■ **WHAT YOU HAVE TO DO**
Transcribe all of the material below word for word and leave out its pictures.

··· GIVEN MATERIAL ···

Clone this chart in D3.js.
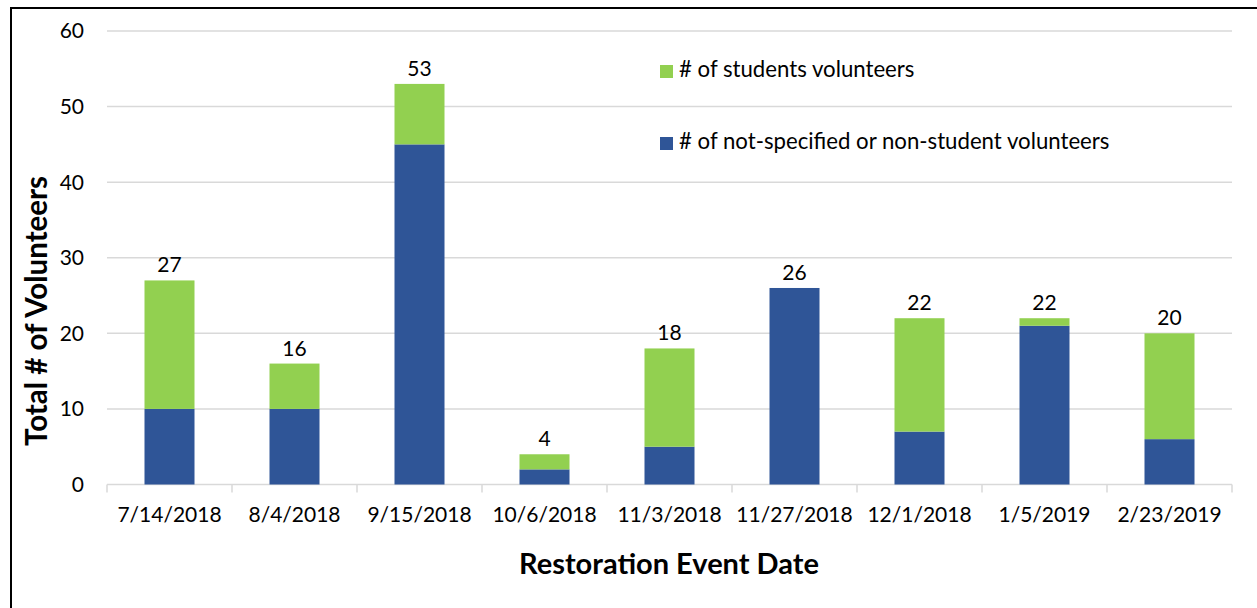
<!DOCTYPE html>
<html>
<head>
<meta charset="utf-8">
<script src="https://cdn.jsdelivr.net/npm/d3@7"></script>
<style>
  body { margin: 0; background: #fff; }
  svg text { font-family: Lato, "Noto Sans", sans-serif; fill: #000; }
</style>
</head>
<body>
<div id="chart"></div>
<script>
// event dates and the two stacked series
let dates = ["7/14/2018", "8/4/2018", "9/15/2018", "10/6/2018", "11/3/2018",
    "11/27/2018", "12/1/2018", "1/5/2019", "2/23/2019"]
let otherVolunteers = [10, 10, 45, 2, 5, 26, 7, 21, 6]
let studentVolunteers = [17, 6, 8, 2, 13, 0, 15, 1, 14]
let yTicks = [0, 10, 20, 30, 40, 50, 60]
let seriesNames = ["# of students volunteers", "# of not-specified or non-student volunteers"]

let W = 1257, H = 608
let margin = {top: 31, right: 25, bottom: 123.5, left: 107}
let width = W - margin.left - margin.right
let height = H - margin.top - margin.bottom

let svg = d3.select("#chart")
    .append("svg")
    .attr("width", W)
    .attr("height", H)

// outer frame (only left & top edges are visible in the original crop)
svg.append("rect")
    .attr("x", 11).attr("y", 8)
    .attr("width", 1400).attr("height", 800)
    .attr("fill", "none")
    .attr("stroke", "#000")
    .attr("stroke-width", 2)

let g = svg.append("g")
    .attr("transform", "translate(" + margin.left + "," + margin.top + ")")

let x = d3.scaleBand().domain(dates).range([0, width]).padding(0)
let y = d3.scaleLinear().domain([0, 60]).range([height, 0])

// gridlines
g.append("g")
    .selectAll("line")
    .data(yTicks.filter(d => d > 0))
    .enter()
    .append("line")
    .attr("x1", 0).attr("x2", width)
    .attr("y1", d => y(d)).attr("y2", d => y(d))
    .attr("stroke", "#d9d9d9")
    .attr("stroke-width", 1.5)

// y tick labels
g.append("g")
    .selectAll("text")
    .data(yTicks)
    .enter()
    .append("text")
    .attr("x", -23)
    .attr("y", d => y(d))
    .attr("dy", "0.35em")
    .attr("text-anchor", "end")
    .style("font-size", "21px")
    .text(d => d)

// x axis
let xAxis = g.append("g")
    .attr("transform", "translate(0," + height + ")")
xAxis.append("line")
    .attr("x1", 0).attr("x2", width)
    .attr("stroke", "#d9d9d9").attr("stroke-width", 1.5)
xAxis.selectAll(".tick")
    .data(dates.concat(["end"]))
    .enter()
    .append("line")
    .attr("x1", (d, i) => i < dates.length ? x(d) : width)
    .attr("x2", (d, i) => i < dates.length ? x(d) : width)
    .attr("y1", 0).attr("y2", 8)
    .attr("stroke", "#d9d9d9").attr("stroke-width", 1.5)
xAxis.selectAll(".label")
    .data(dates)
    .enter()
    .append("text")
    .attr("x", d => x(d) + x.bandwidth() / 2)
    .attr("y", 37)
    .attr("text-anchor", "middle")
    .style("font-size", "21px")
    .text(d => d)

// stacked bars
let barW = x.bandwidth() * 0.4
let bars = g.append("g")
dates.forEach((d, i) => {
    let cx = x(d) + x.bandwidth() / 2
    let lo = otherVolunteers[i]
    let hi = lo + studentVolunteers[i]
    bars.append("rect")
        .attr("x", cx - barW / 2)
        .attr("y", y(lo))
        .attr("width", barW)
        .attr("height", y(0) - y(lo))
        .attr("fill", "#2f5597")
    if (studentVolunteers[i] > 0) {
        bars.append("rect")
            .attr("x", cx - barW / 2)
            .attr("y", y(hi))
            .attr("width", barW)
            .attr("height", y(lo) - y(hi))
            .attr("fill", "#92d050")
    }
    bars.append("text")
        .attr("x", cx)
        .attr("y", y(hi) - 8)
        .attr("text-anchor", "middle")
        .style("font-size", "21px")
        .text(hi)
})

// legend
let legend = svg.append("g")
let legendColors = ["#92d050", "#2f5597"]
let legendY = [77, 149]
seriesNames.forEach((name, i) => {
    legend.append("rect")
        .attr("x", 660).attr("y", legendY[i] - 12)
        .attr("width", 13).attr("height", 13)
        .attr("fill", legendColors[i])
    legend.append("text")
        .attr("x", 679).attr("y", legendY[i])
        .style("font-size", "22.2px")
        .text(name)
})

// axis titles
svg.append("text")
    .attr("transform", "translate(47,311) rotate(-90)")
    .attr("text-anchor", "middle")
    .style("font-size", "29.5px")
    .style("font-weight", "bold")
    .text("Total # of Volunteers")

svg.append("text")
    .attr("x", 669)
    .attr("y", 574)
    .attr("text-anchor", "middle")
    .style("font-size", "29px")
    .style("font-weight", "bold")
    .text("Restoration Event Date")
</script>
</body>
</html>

···

■ **CORRECT ANSWER**
Clone this chart in D3.js.
<!DOCTYPE html>
<html>
<head>
<meta charset="utf-8">
<script src="https://cdn.jsdelivr.net/npm/d3@7"></script>
<style>
  body { margin: 0; background: #fff; }
  svg text { font-family: Lato, "Noto Sans", sans-serif; fill: #000; }
</style>
</head>
<body>
<div id="chart"></div>
<script>
// event dates and the two stacked series
let dates = ["7/14/2018", "8/4/2018", "9/15/2018", "10/6/2018", "11/3/2018",
    "11/27/2018", "12/1/2018", "1/5/2019", "2/23/2019"]
let otherVolunteers = [10, 10, 45, 2, 5, 26, 7, 21, 6]
let studentVolunteers = [17, 6, 8, 2, 13, 0, 15, 1, 14]
let yTicks = [0, 10, 20, 30, 40, 50, 60]
let seriesNames = ["# of students volunteers", "# of not-specified or non-student volunteers"]

let W = 1257, H = 608
let margin = {top: 31, right: 25, bottom: 123.5, left: 107}
let width = W - margin.left - margin.right
let height = H - margin.top - margin.bottom

let svg = d3.select("#chart")
    .append("svg")
    .attr("width", W)
    .attr("height", H)

// outer frame (only left & top edges are visible in the original crop)
svg.append("rect")
    .attr("x", 11).attr("y", 8)
    .attr("width", 1400).attr("height", 800)
    .attr("fill", "none")
    .attr("stroke", "#000")
    .attr("stroke-width", 2)

let g = svg.append("g")
    .attr("transform", "translate(" + margin.left + "," + margin.top + ")")

let x = d3.scaleBand().domain(dates).range([0, width]).padding(0)
let y = d3.scaleLinear().domain([0, 60]).range([height, 0])

// gridlines
g.append("g")
    .selectAll("line")
    .data(yTicks.filter(d => d > 0))
    .enter()
    .append("line")
    .attr("x1", 0).attr("x2", width)
    .attr("y1", d => y(d)).attr("y2", d => y(d))
    .attr("stroke", "#d9d9d9")
    .attr("stroke-width", 1.5)

// y tick labels
g.append("g")
    .selectAll("text")
    .data(yTicks)
    .enter()
    .append("text")
    .attr("x", -23)
    .attr("y", d => y(d))
    .attr("dy", "0.35em")
    .attr("text-anchor", "end")
    .style("font-size", "21px")
    .text(d => d)

// x axis
let xAxis = g.append("g")
    .attr("transform", "translate(0," + height + ")")
xAxis.append("line")
    .attr("x1", 0).attr("x2", width)
    .attr("stroke", "#d9d9d9").attr("stroke-width", 1.5)
xAxis.selectAll(".tick")
    .data(dates.concat(["end"]))
    .enter()
    .append("line")
    .attr("x1", (d, i) => i < dates.length ? x(d) : width)
    .attr("x2", (d, i) => i < dates.length ? x(d) : width)
    .attr("y1", 0).attr("y2", 8)
    .attr("stroke", "#d9d9d9").attr("stroke-width", 1.5)
xAxis.selectAll(".label")
    .data(dates)
    .enter()
    .append("text")
    .attr("x", d => x(d) + x.bandwidth() / 2)
    .attr("y", 37)
    .attr("text-anchor", "middle")
    .style("font-size", "21px")
    .text(d => d)

// stacked bars
let barW = x.bandwidth() * 0.4
let bars = g.append("g")
dates.forEach((d, i) => {
    let cx = x(d) + x.bandwidth() / 2
    let lo = otherVolunteers[i]
    let hi = lo + studentVolunteers[i]
    bars.append("rect")
        .attr("x", cx - barW / 2)
        .attr("y", y(lo))
        .attr("width", barW)
        .attr("height", y(0) - y(lo))
        .attr("fill", "#2f5597")
    if (studentVolunteers[i] > 0) {
        bars.append("rect")
            .attr("x", cx - barW / 2)
            .attr("y", y(hi))
            .attr("width", barW)
            .attr("height", y(lo) - y(hi))
            .attr("fill", "#92d050")
    }
    bars.append("text")
        .attr("x", cx)
        .attr("y", y(hi) - 8)
        .attr("text-anchor", "middle")
        .style("font-size", "21px")
        .text(hi)
})

// legend
let legend = svg.append("g")
let legendColors = ["#92d050", "#2f5597"]
let legendY = [77, 149]
seriesNames.forEach((name, i) => {
    legend.append("rect")
        .attr("x", 660).attr("y", legendY[i] - 12)
        .attr("width", 13).attr("height", 13)
        .attr("fill", legendColors[i])
    legend.append("text")
        .attr("x", 679).attr("y", legendY[i])
        .style("font-size", "22.2px")
        .text(name)
})

// axis titles
svg.append("text")
    .attr("transform", "translate(47,311) rotate(-90)")
    .attr("text-anchor", "middle")
    .style("font-size", "29.5px")
    .style("font-weight", "bold")
    .text("Total # of Volunteers")

svg.append("text")
    .attr("x", 669)
    .attr("y", 574)
    .attr("text-anchor", "middle")
    .style("font-size", "29px")
    .style("font-weight", "bold")
    .text("Restoration Event Date")
</script>
</body>
</html>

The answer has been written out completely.